Lower Ed is what Tressie McMillan Cottom helpfully defines in her epilogue as an autoethnographic study, which is to say that she herself is part of the story. Cottom worked as an admission counselor (i.e., a salesperson) for two different for-profit colleges before pursuing her PhD. While researching Lower Ed, she also went through the enrollment process for nine separate for-profit colleges, to investigate the similarities and differences in the way those colleges pursued new students. She also draws on the stories of people she personally interviewed about their for-profit higher ed experiences, some of whom she knew from real life and others of whom she met along the way.
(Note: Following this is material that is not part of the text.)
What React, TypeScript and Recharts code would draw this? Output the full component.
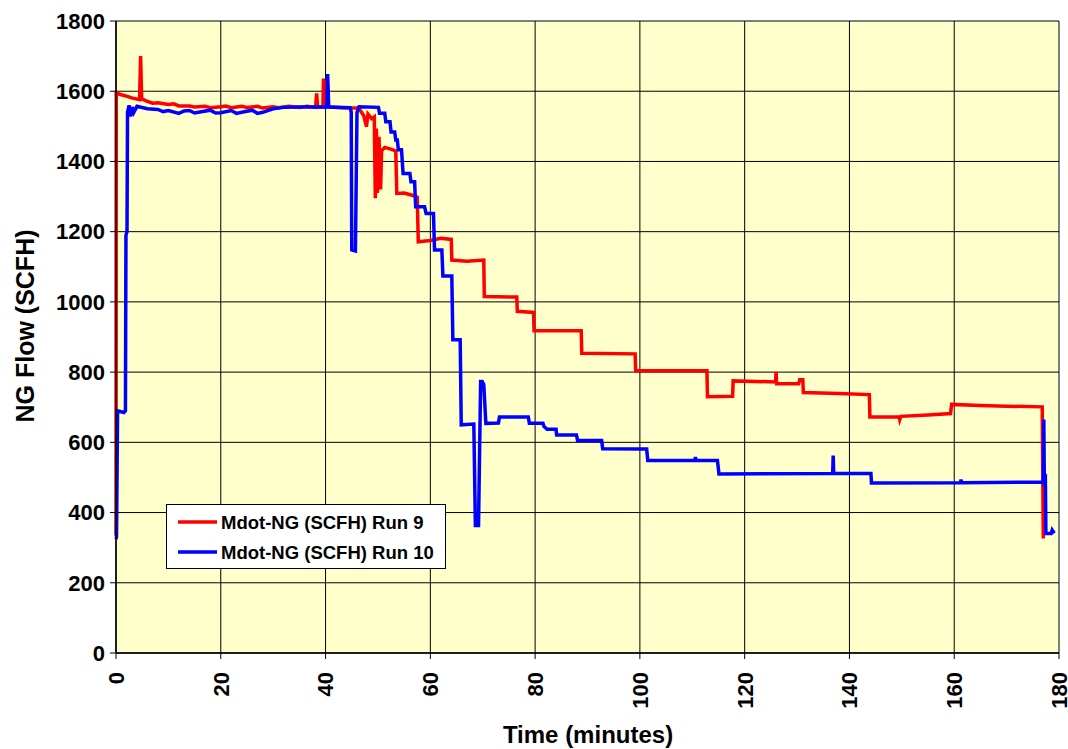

Lower Ed works to understand who attends for-profit colleges and why, in the words of the people who are making those choices.
Interspersed with those stories is a wealth of contextual information about how for-profit schools operate and what kind of benefits they offer the students they work so hard to enroll. Although there’s an argument to be made that for-profit colleges are predatory — and Cottom doesn’t shrink from making it, when called to — Lower Ed presents a measured and thoughtful view of the benefits of these institutions as well as their drawbacks. Yes, they spend more on marketing than on instruction. Yes, they target financially and socially vulnerable students and heavily pressure them to take on large amounts of loan debt in search of a future that may never materialize.
However, as Cottom points out, the more “legitimate” version of higher education — such as prestigious public and private universities — leave those very students behind. Poor students, older students, first-generation students, and others lack the experience and time to successfully navigate bureaucratic barriers to entering more traditional higher ed settings.
One of the main points that Cottom brings up over and over again is a thing I am constantly having to remind myself about: However impactful individual choices may be, they still count for very little when set against the institutional forces that guide and control so much of our lives. Cottom notes:
What is interesting to me is how much disdain is spread among students and schools and how little disdain there is for labor markets.
Cottom argues that companies invest less and less in workforce development while individuals are asked to invest more and more, spending money they don’t have in an attempt to meet an ever-shifting standard of employability.
Lower Ed is a short book that packs a big punch; it’s left me with a lot to chew on, both about higher education and about the many many FRANKLY INFINITY ways society finds to reproduce inequality. So, you know. Fun thoughts to think.